# when is $u = \sum_{i=1}^n \langle u,v_i\rangle v_i$?

I am preparing for an exam, and don't have solutions for this exercise.

What condition has to be met for $v_1,...,v_n \in \mathbb R^n$ so that every $u \in \mathbb R^n$ can be written as
$$u = \sum_{i=1}^n \langle u,v_i\rangle v_i$$

I found that when $u_i$ is an orthonormal basis then $\langle v,w\rangle = \sum^n_{i=1}\langle v,u_i\rangle \langle u_i,w\rangle$.

## 4 Answers

Every $u\in\Bbb{R}^n$ is a linear combination of $v_1,\cdots,v_n$. So that family of $n$ vectors form a basis of $\Bbb{R}^n$. Now one has

$$\forall i,\,v_i=\sum_{j=1}^n\langle v_i,v_j\rangle v_j$$

$v_1,\cdots v_n$ being a basis we have

$$\langle v_i,v_j\rangle=\delta_{ij}$$

$\delta_{ij}=1$ if $i=j$ and $0$ otherwise and so the basis is orthonormal relative to the inner product $\langle \cdot,\cdot\rangle$

All $v_i$'s must be orthonormal i.e. $||v_i|| =1 \forall i \in[1,n] and <v_i,v_j>=0$ $i \neq j$.
If $v_i$'s are orthogonal, they will be linearly independent and as the dimension of $R^n$ is $n$. They will form a basis for $R^n$.

I am not sure how helpful will this be but basically you can say that the invariant measure of $v$ must be 1, that is $|\vec{v}|^2=1$. We see this taking a component of $u$, say $u_j$. Then $$u_j = u_j v_i v^i$$ thus we must have that $v_iv^i=1$ but $v_iv^i = |\vec{v}|^2$ the L2-norm squared, and since $|\vec{v}|^2 = 1$ we conclude that $\vec{v}$ is a radial unit vector in $S^n$.

Precisely if $\{v_1, \ldots, v_n\}$ is an orthonormal basis.

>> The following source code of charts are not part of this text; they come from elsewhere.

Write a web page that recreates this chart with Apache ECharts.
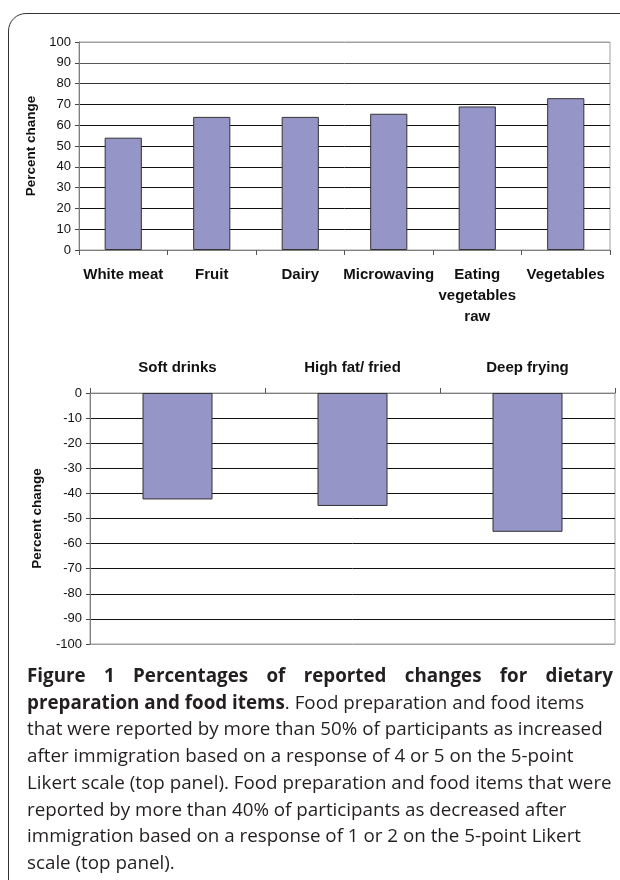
<!DOCTYPE html>
<html>
<head>
<meta charset="utf-8">
<script src="https://cdn.jsdelivr.net/npm/echarts@6/dist/echarts.min.js"></script>
<style>
  html, body { margin: 0; padding: 0; background: #fff; width: 620px; height: 880px; overflow: hidden; }
  #frame { position: absolute; left: 8px; top: 13px; width: 660px; height: 920px; border: 1.6px solid #333; border-top-left-radius: 18px; box-sizing: border-box; pointer-events: none; }
  #chart { position: absolute; left: 0; top: 0; width: 620px; height: 660px; }
  #caption { position: absolute; left: 27px; top: 662px; width: 586px; font-family: "Open Sans", "Noto Sans", sans-serif; font-size: 18.8px; line-height: 26.7px; color: #231f20; }
  #caption .ln { white-space: nowrap; }
  #caption .just { text-align: justify; text-align-last: justify; white-space: normal; }
  #caption b { font-weight: 700; }
</style>
</head>
<body>
<div id="chart"></div>
<div id="frame"></div>
<div id="caption">
  <div class="ln just"><b>Figure 1 Percentages of reported changes for dietary</b></div>
  <div class="ln"><b>preparation and food items</b>. Food preparation and food items</div>
  <div class="ln">that were reported by more than 50% of participants as increased</div>
  <div class="ln">after immigration based on a response of 4 or 5 on the 5-point</div>
  <div class="ln">Likert scale (top panel). Food preparation and food items that were</div>
  <div class="ln">reported by more than 40% of participants as decreased after</div>
  <div class="ln">immigration based on a response of 1 or 2 on the 5-point Likert</div>
  <div class="ln">scale (top panel).</div>
</div>
<script>
const topCategories = ['White meat', 'Fruit', 'Dairy', 'Microwaving', 'Eating\nvegetables\nraw', 'Vegetables'];
const topValues = [54, 64, 64, 65.5, 69, 73];
const bottomCategories = ['Soft drinks', 'High fat/ fried', 'Deep frying'];
const bottomValues = [-42.4, -45, -55.3];
const topAxisRange = [0, 100];
const bottomAxisRange = [-100, 0];
const tickStep = 10;
const axisName = 'Percent change';

const FONT = '"Liberation Sans", Arial, sans-serif';
const BAR_COLOR = '#9595c8';

const topSplitColors = ['#808080', '#111', '#111', '#111', '#111', '#111', '#111', '#111', '#333', '#555', '#a0a0a0'];
const bottomSplitColors = ['#a0a0a0', '#111', '#111', '#111', '#111', '#111', '#111', '#111', '#111', '#111', '#333'];

const chart = echarts.init(document.getElementById('chart'), null, { renderer: 'canvas' });

function catAxis(gridIndex, data, position, margin) {
  return {
    type: 'category', gridIndex: gridIndex, data: data, position: position,
    axisLine: { show: true, onZero: false, lineStyle: { color: '#808080', width: 1 } },
    axisTick: { show: true, length: 5, inside: false, lineStyle: { color: '#555' } },
    axisLabel: { interval: 0, fontFamily: FONT, fontWeight: 'bold', fontSize: 15, lineHeight: 21, color: '#111', margin: margin },
    splitLine: { show: false }
  };
}
function valAxis(gridIndex, range, nameGap, colors) {
  return {
    type: 'value', gridIndex: gridIndex, min: range[0], max: range[1], interval: tickStep,
    name: axisName, nameLocation: 'middle', nameGap: nameGap,
    nameTextStyle: { fontFamily: FONT, fontWeight: 'bold', fontSize: 13.5, color: '#111' },
    axisLine: { show: true, lineStyle: { color: '#808080' } },
    axisTick: { show: true, length: 4, lineStyle: { color: '#444' } },
    axisLabel: { fontFamily: FONT, fontSize: 13, color: '#111', margin: 8 },
    splitLine: { show: true, lineStyle: { color: colors, width: 1 } }
  };
}

chart.setOption({
  animation: false,
  grid: [
    { left: 79, top: 42, width: 531, height: 208, show: true, borderColor: '#a0a0a0', borderWidth: 1, backgroundColor: '#fff' },
    { left: 90, top: 393, width: 525, height: 251, show: true, borderColor: '#a0a0a0', borderWidth: 1, backgroundColor: '#fff' }
  ],
  xAxis: [
    catAxis(0, topCategories, 'bottom', 14),
    catAxis(1, bottomCategories, 'top', 15)
  ],
  yAxis: [
    valAxis(0, topAxisRange, 33, topSplitColors),
    valAxis(1, bottomAxisRange, 46, bottomSplitColors)
  ],
  series: [
    { type: 'bar', xAxisIndex: 0, yAxisIndex: 0, data: topValues, barWidth: '42%',
      itemStyle: { color: BAR_COLOR, borderColor: '#333', borderWidth: 1 } },
    { type: 'bar', xAxisIndex: 1, yAxisIndex: 1, data: bottomValues, barWidth: '40%',
      itemStyle: { color: BAR_COLOR, borderColor: '#333', borderWidth: 1 } }
  ]
});
</script>
</body>
</html>
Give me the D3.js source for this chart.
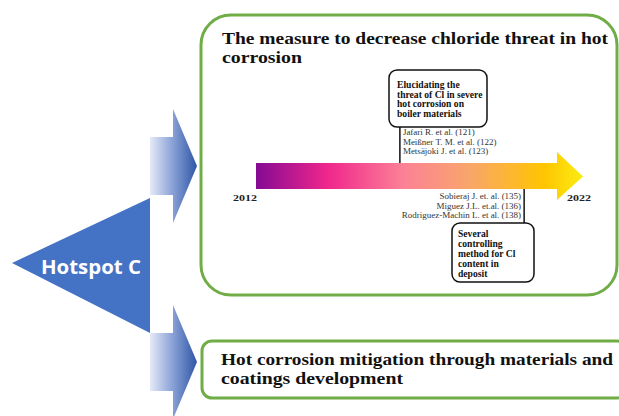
<!DOCTYPE html>
<html><head><meta charset="utf-8">
<script src="https://cdn.jsdelivr.net/npm/d3@7/dist/d3.min.js"></script>
<style>html,body{margin:0;padding:0;background:#fff;overflow:hidden}</style>
</head><body>
<svg id="c" width="619" height="416"></svg>
<script>
// ---- data ----
const hubLabel = "Hotspot C";
const boxTitles = [
  ["The measure to decrease chloride threat in hot", "corrosion"],
  ["Hot corrosion mitigation through materials and", "coatings development"]
];
const yearTicks = [2012, 2022];
const eventYears = [2016.4, 2020.2];
const eventSides = ["above", "below"];
const eventLabels = [
  ["Elucidating the", "threat of Cl in severe", "hot corrosion on", "boiler materials"],
  ["Several", "controlling", "method for Cl", "content in", "deposit"]
];
const eventRefs = [
  ["Jafari R. et al. (121)", "Meißner T. M.  et al. (122)", "Metsäjoki J. et al. (123)"],
  ["Sobieraj J. et. al. (135)", "Miguez J.L. et.al. (136)", "Rodriguez-Machin L. et al. (138)"]
];
const gradStops = [
  [0, "#850a94"], [0.22, "#f0278c"], [0.45, "#fb8196"], [0.65, "#f9a56c"], [0.88, "#ffc500"], [1, "#fbec12"]
];

// ---- drawing ----
const svg = d3.select("#c");
const defs = svg.append("defs");
const serif = "'Liberation Serif', 'DejaVu Serif', serif";

// gradients
const tg = defs.append("linearGradient").attr("id","tl").attr("gradientUnits","userSpaceOnUse")
  .attr("x1",256).attr("x2",583).attr("y1",0).attr("y2",0);
gradStops.forEach(s => tg.append("stop").attr("offset",s[0]).attr("stop-color",s[1]));
const ag = defs.append("linearGradient").attr("id","ar").attr("x1",0).attr("x2",1).attr("y1",0).attr("y2",0);
ag.append("stop").attr("offset",0).attr("stop-color","#e4eaf7");
ag.append("stop").attr("offset",0.55).attr("stop-color","#7d97d0");
ag.append("stop").attr("offset",1).attr("stop-color","#2f56a6");

// green boxes
svg.append("rect").attr("x",201).attr("y",15).attr("width",416).attr("height",280).attr("rx",30)
  .attr("fill","#fff").attr("stroke","#70ad47").attr("stroke-width",3);
svg.append("rect").attr("x",202).attr("y",341).attr("width",425).attr("height",57).attr("rx",10)
  .attr("fill","#fff").attr("stroke","#70ad47").attr("stroke-width",3);

// hub triangle
svg.append("path").attr("d","M12,263 L150,198 L150,333 Z").attr("fill","#4472c4");
svg.append("text").attr("x",41).attr("y",274)
  .attr("font-family","'Open Sans', 'Noto Sans', sans-serif").attr("font-weight","bold")
  .attr("font-size",20).attr("fill","#fff")
  .attr("textLength",100).attr("lengthAdjust","spacingAndGlyphs").text(hubLabel);

// blue block arrows
function blockArrow(cy){
  return `M150,${cy-29} L173,${cy-29} L173,${cy-57} L197,${cy} L173,${cy+57} L173,${cy+29} L150,${cy+29} Z`;
}
[166, 362].forEach(cy => svg.append("path").attr("d", blockArrow(cy)).attr("fill","url(#ar)"));

// titles: [x, baseline1, baseline2, width1, width2]
const titlePos = [[222, 44, 63, 386, 80], [221, 365, 384, 392, 182]];
boxTitles.forEach((lines, i) => {
  const p = titlePos[i];
  lines.forEach((t, j) => {
    svg.append("text").attr("x", p[0]).attr("y", j === 0 ? p[1] : p[2])
      .attr("font-family", serif).attr("font-weight","bold").attr("font-size",17.5)
      .attr("fill","#111").attr("textLength", j === 0 ? p[3] : p[4])
      .attr("lengthAdjust","spacingAndGlyphs").text(t);
  });
});

// timeline
const x = d3.scaleLinear().domain([yearTicks[0], yearTicks[1]]).range([256, 583]);
const headX = 557, barTop = 163, barBot = 189, headTop = 152, headBot = 200;
const tip = x(yearTicks[1]), cyb = (barTop + barBot) / 2 + 0.5;
svg.append("path")
  .attr("d", `M${x(yearTicks[0])},${barTop} L${headX},${barTop} L${headX},${headTop} L${tip},${cyb} L${headX},${headBot} L${headX},${barBot} L${x(yearTicks[0])},${barBot} Z`)
  .attr("fill","url(#tl)");

// year labels
svg.selectAll("text.yr").data(yearTicks).join("text").attr("class","yr")
  .attr("x", (d,i) => i === 0 ? x(d) - 23 : x(d) - 16).attr("y", 201)
  .attr("font-family", serif).attr("font-weight","bold").attr("font-size",9)
  .attr("fill","#222").attr("textLength",24).attr("lengthAdjust","spacingAndGlyphs").text(d => d);

// events
const boxGeom = [
  {x:389, y:70, w:98, h:57, tx:397, ty:88, lh:9.7},
  {x:452, y:223, w:82, h:59, tx:458, ty:236.5, lh:10}
];
eventYears.forEach((yr, i) => {
  const ex = x(yr), g = boxGeom[i], above = eventSides[i] === "above";
  svg.append("line").attr("x1", ex).attr("x2", ex)
    .attr("y1", above ? g.y + g.h : barBot).attr("y2", above ? barTop : g.y)
    .attr("stroke","#111").attr("stroke-width",1.5);
  svg.append("rect").attr("x", g.x).attr("y", g.y).attr("width", g.w).attr("height", g.h).attr("rx", 8)
    .attr("fill","#fff").attr("stroke","#111").attr("stroke-width",1.5);
  eventLabels[i].forEach((t, j) => svg.append("text").attr("x", g.tx).attr("y", g.ty + j * g.lh)
    .attr("font-family", serif).attr("font-weight","bold").attr("font-size",9.6)
    .attr("fill","#111").text(t));
  eventRefs[i].forEach((t, j) => svg.append("text")
    .attr("x", above ? ex + 3 : ex - 3).attr("y", (above ? 135 : 199) + j * 9.5)
    .attr("text-anchor", above ? "start" : "end")
    .attr("font-family", serif).attr("font-size",9).attr("fill","#333").text(t));
});
</script>
</body></html>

Indeed, given $u \in \Bbb R^n$, we may write $u = \sum_{i=1}^n c_i v_i$. Now for each $j$, $\langle u, v_j \rangle = \sum_{i=1}^n c_i \langle v_i, v_j \rangle = c_j \langle v_j,v_j \rangle = c_j$ and it follows that $u = \sum_{i=1}^n \langle u,v_i \rangle v_i$.

Conversely, if for each $u$ it holds that $u = \sum_{i=1}^n \langle u, v_i \rangle v_i$, then given $j$, we have for $u = v_j$:

$$v_j = \sum_{i=1}^n \langle v_j , v_i \rangle v_i \tag1$$

It follows that:

$$\|v_j\|^2 = \langle v_j, v_j \rangle = \langle \sum_{i=1}^n \langle v_j , v_i \rangle v_i, v_j\rangle =\sum_{i=1}^n \langle v_i ,v_j \rangle ^2 = \|v_j\|^2 + \sum_{i \neq j} \langle v_i ,v_j \rangle ^2$$

So for each $i \neq j$, $\langle v_i, v_j \rangle = 0$, and returning to $(1)$, we see that $v_j = \|v_j\|^2 v_j$, so $v_j = 0$ or $\|v_j\|^2 =1$.

By the assumption that each $u$ can be written as $\sum_{i=1}^n \langle u,v_i \rangle v_i$, $\{v_1, \ldots, v_n\}$ spans $\Bbb R^n$, so it must be a basis, hence each $v_i$ is non-zero, and it follows that for all $j$, $\|v_j\|^2 = 1$ i.e. $\|v_j\| = 1$.